start DATA SHOWN

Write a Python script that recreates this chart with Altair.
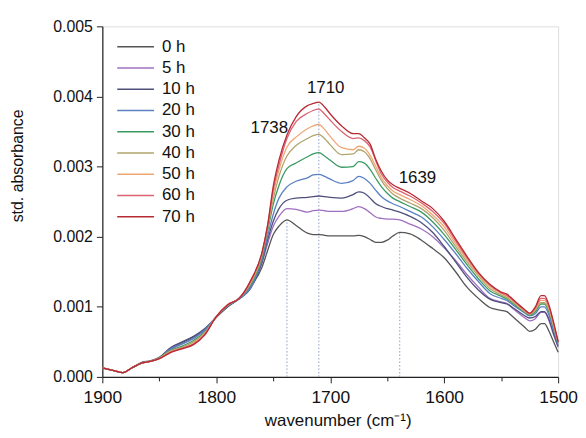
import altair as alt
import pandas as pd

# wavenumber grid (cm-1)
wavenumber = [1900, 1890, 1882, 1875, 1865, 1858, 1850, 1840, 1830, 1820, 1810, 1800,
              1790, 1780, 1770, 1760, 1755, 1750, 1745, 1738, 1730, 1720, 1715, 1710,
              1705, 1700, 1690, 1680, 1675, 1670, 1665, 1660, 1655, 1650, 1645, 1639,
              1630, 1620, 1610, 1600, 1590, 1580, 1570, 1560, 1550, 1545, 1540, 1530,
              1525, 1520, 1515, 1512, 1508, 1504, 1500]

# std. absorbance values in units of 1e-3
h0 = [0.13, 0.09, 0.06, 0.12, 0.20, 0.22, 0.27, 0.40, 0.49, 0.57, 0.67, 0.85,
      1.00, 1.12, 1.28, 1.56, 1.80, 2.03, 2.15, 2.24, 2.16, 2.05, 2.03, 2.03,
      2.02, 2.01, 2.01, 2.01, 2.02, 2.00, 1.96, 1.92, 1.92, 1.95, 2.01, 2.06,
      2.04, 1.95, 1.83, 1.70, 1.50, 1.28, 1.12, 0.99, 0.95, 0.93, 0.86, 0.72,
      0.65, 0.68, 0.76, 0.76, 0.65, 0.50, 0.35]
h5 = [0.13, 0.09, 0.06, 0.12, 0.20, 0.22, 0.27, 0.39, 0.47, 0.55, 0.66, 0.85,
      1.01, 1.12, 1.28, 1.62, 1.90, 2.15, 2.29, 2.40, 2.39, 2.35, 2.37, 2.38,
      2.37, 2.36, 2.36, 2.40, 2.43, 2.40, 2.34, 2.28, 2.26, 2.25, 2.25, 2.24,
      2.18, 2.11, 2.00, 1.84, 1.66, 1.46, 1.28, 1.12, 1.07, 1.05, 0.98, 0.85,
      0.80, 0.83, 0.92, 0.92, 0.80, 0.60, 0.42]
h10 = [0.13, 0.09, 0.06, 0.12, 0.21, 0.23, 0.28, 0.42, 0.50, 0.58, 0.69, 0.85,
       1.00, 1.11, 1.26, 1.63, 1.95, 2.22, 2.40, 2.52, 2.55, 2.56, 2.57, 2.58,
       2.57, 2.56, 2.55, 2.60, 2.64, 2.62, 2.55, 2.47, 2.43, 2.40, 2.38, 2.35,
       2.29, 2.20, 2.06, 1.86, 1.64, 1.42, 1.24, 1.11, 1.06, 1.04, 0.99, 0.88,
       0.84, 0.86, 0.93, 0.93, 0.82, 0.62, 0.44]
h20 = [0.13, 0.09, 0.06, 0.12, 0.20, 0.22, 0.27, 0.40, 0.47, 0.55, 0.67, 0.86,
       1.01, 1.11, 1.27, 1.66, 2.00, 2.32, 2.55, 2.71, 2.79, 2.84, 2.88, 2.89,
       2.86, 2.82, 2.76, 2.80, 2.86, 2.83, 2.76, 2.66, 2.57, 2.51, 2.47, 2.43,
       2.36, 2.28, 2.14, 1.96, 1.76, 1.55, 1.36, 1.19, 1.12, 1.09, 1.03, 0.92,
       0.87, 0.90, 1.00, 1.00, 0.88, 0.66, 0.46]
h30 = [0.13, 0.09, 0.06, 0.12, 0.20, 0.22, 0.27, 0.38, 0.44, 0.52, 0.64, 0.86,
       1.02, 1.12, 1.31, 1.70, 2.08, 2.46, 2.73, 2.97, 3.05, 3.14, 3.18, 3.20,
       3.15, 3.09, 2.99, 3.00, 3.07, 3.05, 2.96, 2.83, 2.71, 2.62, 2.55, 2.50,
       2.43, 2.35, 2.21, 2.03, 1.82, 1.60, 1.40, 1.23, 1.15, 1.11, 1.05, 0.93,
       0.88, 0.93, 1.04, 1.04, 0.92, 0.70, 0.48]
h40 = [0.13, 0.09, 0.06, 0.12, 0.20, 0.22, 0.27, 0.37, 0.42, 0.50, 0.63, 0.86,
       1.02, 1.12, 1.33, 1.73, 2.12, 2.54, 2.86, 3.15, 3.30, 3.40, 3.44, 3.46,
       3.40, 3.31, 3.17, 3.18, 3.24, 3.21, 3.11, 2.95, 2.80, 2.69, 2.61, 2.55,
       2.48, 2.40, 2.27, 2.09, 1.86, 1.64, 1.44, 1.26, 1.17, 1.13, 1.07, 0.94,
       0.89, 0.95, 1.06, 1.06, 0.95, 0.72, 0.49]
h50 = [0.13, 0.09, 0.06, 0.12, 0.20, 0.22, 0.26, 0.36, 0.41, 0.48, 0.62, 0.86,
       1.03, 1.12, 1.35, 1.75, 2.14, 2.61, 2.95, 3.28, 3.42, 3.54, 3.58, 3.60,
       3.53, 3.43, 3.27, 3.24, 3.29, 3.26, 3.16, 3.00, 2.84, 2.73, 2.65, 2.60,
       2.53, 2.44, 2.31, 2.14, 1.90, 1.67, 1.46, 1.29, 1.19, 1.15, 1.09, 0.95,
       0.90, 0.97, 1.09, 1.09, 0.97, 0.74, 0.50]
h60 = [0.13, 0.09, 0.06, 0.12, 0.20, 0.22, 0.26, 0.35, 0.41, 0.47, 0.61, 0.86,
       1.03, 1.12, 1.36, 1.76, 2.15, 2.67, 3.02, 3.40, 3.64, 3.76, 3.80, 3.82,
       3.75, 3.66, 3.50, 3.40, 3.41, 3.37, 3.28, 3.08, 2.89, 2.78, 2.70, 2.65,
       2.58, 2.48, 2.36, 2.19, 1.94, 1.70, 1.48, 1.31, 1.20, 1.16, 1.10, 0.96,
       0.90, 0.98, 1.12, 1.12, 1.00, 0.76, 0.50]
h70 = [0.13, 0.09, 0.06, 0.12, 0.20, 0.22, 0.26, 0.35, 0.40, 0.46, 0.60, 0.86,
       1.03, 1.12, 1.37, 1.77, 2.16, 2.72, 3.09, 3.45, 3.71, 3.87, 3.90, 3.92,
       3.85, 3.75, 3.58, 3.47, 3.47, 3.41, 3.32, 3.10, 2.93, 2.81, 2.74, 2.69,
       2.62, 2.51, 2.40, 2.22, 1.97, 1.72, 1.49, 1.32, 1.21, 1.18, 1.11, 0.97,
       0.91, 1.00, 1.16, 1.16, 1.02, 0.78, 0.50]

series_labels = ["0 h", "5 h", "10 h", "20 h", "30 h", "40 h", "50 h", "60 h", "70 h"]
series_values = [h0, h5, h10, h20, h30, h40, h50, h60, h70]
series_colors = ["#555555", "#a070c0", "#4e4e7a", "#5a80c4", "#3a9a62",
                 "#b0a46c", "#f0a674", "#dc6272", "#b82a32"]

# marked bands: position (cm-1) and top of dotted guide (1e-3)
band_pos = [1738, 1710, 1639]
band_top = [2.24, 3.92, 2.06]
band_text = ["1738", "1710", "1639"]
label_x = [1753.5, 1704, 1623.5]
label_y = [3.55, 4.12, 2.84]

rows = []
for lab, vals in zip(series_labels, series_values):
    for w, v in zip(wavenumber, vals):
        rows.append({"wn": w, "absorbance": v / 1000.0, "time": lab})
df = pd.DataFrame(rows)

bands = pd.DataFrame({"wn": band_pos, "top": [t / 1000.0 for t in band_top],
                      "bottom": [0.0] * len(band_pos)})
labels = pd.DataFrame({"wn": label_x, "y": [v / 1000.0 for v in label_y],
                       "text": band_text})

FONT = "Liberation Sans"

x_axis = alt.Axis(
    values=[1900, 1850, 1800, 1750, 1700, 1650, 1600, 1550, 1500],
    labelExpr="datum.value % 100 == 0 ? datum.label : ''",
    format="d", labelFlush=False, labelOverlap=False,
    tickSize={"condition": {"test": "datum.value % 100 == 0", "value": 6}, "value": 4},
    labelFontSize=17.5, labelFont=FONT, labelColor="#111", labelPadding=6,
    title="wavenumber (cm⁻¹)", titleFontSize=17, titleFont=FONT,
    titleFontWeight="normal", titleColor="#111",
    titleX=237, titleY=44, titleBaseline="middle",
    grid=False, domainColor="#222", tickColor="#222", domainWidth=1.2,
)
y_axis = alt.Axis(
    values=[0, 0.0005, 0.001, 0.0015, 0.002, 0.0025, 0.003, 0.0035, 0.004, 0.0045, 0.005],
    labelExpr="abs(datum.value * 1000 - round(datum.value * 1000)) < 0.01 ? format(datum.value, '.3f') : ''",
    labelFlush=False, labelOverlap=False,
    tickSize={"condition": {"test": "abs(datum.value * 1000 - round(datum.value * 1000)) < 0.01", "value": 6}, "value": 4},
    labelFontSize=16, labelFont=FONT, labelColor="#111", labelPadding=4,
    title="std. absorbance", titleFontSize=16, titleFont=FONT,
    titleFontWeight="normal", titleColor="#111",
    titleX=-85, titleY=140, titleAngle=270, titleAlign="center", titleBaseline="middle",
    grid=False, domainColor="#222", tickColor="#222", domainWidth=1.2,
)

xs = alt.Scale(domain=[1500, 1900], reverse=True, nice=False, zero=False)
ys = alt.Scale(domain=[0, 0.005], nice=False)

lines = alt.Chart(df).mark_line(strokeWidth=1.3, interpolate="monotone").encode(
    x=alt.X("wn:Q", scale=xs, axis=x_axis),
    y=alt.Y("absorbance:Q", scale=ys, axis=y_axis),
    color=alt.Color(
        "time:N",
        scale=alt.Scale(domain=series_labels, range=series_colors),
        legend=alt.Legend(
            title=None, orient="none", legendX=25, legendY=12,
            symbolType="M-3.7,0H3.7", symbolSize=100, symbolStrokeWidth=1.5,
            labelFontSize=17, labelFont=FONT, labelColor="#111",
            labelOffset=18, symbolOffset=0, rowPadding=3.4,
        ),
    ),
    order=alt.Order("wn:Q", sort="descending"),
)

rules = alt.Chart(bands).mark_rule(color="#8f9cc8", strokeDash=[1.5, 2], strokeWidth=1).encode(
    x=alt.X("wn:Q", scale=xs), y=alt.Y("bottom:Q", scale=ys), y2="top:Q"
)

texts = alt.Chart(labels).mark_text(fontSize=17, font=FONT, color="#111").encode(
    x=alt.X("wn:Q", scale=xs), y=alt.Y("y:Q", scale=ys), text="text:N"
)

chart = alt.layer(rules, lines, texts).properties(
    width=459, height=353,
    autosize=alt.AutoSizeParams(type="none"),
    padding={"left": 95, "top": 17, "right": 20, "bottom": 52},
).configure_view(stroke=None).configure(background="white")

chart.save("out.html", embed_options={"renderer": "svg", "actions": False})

end DATA SHOWN

= WHAT TO PRODUCE =
Repeat the listing above from its first line through the line that contains "import pandas as pd", both included, and nothing more. Drop the pictures.

= SOLVED PROBLEM =
Write a Python script that recreates this chart with Altair.
import altair as alt
import pandas as pd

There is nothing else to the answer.